**SET EXERCISE**:
Only the lines from the one containing "Give me the" through the one containing "import * as" belong in the answer; copy them exactly and leave out pictures.

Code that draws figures

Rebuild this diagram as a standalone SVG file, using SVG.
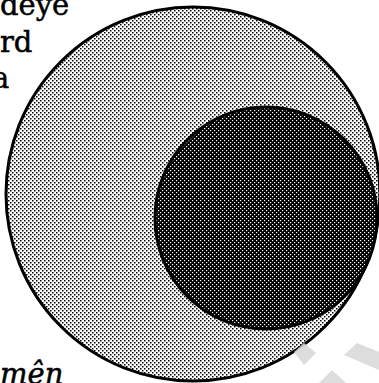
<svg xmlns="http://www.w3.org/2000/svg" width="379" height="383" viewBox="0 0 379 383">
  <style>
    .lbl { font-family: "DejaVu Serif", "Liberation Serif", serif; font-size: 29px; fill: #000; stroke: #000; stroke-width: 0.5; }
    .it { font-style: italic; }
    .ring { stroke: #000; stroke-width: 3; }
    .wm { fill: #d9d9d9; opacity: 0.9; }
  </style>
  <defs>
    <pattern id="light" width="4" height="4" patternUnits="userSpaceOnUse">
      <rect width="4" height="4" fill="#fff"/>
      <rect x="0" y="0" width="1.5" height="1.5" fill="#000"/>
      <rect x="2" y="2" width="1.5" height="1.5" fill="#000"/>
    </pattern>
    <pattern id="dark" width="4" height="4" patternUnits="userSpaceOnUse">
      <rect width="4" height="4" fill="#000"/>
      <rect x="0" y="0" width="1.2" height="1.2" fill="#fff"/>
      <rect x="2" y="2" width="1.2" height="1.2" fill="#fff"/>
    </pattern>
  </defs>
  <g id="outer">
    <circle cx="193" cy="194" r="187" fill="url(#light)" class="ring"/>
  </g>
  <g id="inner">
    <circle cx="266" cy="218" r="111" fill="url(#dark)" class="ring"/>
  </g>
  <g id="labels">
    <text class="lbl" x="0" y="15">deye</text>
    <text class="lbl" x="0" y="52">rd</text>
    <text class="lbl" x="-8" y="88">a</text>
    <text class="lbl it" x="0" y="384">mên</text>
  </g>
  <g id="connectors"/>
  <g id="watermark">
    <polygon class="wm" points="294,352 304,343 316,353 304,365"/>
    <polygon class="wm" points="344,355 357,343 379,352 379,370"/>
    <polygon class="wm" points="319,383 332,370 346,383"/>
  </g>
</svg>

---

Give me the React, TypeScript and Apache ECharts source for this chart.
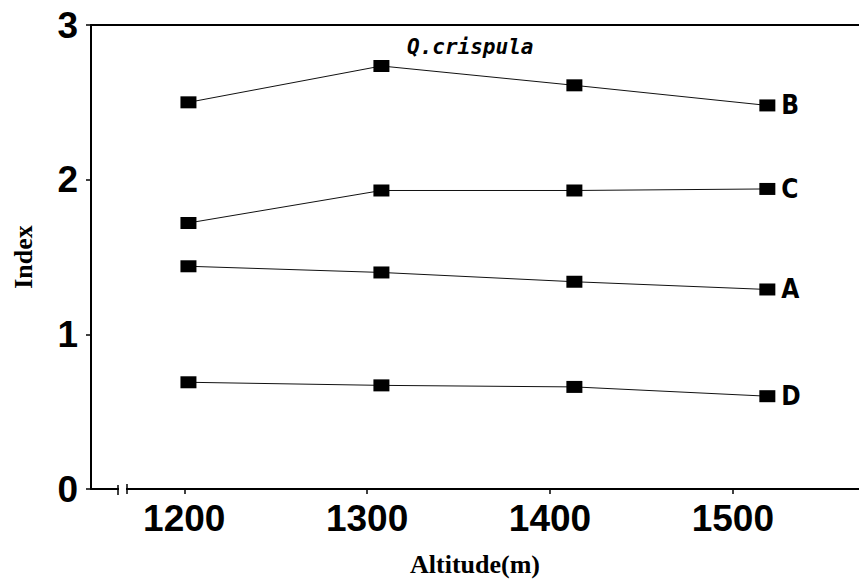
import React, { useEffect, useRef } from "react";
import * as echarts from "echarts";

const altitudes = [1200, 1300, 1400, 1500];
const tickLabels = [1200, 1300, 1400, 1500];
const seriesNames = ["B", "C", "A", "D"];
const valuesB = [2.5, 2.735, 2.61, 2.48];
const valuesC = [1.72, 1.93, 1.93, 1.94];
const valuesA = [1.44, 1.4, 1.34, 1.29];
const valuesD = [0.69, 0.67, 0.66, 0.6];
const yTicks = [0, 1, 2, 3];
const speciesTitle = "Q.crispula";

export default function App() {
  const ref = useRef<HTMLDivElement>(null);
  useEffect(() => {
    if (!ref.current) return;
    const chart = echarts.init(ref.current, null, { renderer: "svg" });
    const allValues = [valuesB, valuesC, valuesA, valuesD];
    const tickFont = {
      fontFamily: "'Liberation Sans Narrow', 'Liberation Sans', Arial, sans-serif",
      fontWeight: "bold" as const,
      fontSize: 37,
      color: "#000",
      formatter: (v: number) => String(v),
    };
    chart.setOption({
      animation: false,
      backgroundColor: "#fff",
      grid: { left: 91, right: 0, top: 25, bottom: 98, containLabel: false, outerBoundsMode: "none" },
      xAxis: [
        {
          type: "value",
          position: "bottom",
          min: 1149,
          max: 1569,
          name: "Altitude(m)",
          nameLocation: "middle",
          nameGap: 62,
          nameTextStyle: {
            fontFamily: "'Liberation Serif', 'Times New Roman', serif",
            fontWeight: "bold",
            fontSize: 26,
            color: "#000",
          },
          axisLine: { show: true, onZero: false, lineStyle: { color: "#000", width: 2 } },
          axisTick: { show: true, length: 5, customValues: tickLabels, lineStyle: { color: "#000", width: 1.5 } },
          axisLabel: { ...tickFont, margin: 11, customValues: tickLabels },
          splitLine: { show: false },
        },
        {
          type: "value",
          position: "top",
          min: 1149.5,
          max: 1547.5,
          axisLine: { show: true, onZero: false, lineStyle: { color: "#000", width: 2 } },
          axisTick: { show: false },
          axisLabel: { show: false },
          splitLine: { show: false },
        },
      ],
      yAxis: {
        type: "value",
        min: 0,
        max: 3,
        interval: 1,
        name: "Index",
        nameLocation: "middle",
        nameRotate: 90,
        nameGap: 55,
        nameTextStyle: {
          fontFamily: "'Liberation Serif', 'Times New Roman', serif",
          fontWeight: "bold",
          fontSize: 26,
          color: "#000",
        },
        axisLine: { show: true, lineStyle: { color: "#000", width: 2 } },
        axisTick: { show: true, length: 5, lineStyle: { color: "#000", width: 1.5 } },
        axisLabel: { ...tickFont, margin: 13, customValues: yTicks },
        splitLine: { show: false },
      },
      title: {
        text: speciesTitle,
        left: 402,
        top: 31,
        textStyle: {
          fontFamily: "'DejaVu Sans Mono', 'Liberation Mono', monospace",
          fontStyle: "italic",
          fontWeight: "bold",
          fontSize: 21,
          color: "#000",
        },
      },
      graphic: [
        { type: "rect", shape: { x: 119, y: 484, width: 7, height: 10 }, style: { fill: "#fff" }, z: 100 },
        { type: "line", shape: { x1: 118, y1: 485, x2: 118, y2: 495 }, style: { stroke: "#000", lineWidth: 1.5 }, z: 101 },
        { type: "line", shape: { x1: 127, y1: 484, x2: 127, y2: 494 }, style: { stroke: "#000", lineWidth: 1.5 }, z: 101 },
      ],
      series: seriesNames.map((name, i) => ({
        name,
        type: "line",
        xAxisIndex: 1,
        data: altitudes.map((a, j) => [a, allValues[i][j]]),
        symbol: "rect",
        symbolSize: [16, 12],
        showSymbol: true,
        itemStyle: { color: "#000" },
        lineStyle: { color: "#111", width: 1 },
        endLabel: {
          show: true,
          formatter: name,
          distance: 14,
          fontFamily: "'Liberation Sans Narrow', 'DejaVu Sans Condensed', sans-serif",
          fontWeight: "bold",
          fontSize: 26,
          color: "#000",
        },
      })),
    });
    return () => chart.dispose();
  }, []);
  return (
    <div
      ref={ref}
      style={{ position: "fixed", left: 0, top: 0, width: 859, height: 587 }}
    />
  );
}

**OUTPUT BELOW**:
Give me the React, TypeScript and Apache ECharts source for this chart.
import React, { useEffect, useRef } from "react";
import * as echarts from "echarts";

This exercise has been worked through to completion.